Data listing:
══════════
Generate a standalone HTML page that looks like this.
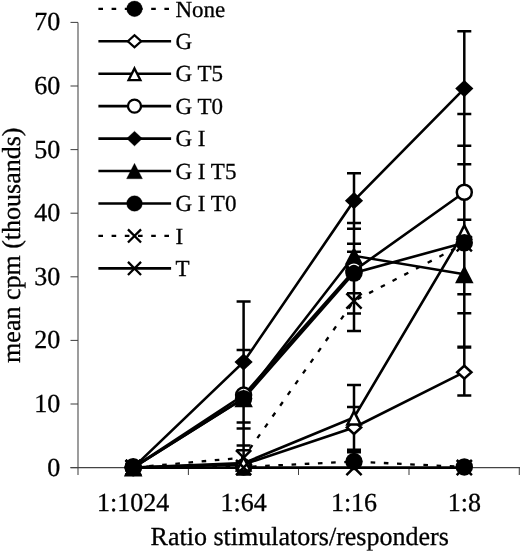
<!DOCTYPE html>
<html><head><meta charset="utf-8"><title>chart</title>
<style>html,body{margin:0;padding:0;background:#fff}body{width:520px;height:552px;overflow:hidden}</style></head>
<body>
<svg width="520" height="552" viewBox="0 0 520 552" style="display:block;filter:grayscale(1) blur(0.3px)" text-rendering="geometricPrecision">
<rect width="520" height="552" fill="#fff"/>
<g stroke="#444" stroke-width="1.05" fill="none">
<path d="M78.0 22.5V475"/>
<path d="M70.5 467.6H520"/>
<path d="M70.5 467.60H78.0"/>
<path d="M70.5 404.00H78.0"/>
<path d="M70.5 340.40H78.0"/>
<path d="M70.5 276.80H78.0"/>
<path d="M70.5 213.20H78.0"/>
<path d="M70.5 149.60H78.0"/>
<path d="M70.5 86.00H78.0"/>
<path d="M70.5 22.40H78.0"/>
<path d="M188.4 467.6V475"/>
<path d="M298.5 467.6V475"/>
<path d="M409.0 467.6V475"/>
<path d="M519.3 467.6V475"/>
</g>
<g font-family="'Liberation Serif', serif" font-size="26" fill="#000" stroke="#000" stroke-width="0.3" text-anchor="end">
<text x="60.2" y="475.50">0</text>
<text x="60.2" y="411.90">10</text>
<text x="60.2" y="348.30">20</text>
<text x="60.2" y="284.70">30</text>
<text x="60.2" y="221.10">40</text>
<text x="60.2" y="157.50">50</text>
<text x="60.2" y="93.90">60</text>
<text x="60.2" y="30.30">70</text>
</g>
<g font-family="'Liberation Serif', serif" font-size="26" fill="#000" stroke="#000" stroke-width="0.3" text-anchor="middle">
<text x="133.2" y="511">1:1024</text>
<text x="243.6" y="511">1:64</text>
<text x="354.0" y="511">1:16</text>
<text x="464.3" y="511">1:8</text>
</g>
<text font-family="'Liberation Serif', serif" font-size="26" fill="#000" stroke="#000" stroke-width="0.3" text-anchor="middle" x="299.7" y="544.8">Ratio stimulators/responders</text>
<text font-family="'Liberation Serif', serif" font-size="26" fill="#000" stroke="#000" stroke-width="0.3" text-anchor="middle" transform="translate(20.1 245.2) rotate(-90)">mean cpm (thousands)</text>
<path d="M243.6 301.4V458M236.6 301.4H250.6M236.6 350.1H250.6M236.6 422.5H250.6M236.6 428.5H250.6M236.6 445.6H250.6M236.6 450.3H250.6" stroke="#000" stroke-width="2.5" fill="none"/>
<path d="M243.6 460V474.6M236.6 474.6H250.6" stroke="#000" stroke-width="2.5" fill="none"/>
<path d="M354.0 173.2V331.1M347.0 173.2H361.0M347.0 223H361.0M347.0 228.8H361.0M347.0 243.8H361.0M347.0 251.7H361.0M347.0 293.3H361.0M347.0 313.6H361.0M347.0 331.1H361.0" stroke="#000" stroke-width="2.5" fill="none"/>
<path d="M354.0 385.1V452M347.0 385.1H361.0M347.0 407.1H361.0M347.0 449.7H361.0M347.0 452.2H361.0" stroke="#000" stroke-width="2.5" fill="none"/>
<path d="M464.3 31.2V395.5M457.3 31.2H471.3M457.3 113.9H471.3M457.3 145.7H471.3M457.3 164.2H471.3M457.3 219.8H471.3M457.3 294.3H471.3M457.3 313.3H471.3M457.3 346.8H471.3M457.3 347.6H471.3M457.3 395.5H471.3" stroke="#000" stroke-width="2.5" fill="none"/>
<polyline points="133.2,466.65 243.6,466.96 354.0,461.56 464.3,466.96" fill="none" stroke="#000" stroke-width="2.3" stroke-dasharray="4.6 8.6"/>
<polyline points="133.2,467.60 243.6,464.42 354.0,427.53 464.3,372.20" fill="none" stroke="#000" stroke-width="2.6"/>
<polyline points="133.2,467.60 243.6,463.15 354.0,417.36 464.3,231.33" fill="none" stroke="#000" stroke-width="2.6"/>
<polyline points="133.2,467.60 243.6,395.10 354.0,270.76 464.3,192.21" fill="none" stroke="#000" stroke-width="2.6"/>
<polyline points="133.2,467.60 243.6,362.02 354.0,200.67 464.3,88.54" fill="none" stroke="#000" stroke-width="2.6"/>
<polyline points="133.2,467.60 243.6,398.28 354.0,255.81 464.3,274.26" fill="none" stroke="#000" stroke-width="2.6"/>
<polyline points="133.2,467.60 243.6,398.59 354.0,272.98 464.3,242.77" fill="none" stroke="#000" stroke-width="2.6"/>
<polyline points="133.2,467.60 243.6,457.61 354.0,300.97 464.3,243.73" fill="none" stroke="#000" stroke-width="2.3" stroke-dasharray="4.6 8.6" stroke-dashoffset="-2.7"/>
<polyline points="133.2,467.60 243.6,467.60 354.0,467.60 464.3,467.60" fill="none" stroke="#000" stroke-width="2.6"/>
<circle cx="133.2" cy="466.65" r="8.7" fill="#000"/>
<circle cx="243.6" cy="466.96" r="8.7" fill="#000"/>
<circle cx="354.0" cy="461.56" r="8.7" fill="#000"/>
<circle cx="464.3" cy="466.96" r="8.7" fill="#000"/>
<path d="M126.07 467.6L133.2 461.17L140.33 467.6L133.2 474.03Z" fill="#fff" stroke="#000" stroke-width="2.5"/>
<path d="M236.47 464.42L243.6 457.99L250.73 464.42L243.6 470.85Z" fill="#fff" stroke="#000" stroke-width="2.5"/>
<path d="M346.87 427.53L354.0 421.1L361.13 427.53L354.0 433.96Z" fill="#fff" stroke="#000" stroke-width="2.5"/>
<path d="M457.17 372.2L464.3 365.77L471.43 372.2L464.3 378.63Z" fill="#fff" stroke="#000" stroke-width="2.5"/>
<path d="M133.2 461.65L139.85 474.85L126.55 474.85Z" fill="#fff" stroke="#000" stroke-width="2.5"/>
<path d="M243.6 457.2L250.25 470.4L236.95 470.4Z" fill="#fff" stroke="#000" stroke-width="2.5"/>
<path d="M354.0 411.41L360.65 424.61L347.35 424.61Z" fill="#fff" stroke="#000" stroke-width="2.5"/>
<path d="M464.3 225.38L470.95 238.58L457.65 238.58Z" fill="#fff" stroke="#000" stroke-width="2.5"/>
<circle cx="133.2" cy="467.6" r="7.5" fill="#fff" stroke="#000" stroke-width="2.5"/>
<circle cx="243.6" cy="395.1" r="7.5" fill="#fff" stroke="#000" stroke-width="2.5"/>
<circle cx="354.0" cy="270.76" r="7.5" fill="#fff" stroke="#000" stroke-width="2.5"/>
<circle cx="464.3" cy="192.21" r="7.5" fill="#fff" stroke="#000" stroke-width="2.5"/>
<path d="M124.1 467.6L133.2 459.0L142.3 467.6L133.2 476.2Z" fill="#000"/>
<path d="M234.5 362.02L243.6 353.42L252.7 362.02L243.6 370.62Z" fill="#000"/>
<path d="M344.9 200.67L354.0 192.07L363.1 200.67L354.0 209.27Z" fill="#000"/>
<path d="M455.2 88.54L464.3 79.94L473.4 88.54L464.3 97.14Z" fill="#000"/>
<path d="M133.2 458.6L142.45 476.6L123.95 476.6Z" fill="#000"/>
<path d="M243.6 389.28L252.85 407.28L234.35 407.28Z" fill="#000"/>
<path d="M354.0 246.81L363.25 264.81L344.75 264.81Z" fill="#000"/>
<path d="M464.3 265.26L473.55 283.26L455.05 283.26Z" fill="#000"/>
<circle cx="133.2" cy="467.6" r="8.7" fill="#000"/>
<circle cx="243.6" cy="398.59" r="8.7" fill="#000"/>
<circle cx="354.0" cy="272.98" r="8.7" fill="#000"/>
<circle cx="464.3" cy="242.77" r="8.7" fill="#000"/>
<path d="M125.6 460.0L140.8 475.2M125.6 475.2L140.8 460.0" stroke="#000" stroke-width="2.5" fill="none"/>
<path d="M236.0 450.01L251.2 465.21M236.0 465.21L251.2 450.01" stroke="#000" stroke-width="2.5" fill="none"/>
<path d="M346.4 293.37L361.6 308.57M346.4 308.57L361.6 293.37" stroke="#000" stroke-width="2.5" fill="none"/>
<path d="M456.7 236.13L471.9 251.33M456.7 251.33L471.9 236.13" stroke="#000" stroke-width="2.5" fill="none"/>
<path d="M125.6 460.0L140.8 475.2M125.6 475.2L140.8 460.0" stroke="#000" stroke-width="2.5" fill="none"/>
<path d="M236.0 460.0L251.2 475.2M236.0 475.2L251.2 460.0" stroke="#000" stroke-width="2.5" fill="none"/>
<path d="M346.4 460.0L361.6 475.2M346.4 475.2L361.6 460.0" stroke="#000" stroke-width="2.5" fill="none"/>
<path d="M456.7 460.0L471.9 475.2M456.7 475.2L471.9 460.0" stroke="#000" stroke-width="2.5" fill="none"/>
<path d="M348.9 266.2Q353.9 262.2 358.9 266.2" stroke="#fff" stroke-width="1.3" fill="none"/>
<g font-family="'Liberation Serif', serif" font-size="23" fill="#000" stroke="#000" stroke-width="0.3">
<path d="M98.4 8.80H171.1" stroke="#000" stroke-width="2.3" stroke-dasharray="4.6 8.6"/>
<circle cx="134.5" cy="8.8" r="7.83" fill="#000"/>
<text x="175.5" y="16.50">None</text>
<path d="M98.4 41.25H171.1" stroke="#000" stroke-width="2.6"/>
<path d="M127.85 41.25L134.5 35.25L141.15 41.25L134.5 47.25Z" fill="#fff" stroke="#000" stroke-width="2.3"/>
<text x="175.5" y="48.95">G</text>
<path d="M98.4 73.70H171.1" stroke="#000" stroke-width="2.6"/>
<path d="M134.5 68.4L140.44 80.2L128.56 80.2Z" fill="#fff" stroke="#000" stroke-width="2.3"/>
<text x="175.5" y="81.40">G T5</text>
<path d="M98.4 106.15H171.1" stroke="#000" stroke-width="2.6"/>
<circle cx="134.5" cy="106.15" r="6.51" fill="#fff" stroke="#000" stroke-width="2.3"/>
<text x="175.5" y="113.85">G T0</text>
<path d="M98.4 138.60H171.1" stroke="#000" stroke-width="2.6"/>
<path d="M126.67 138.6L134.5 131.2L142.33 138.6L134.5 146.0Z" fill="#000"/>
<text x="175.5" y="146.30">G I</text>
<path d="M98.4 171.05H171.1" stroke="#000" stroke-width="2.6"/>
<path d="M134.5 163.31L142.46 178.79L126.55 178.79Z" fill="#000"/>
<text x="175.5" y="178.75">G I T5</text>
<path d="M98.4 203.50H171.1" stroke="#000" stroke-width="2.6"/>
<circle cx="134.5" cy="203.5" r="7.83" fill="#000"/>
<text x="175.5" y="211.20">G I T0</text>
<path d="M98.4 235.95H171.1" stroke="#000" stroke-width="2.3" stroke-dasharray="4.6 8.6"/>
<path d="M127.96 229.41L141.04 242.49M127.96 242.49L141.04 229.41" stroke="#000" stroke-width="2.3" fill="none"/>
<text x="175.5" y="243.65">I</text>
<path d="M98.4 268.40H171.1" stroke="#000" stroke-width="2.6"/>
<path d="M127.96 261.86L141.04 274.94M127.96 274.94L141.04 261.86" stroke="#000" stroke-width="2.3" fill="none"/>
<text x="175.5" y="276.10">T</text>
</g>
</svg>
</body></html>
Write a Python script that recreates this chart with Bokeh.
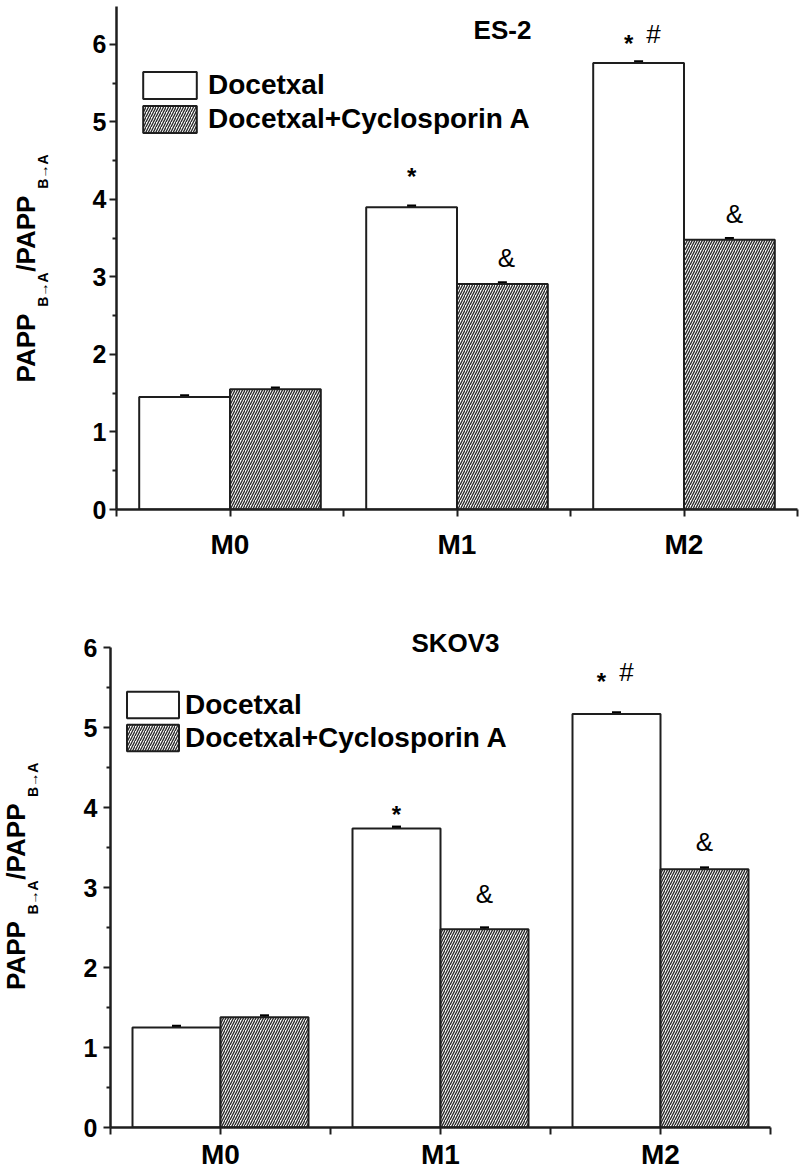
══════════
Aim of the exercise:
Find the word "chart" in the records and pull out each line that has it.

Expected answer:
<html><head><meta charset="utf-8"><title>chart</title>
Write a Python script that recreates this chart with Bokeh.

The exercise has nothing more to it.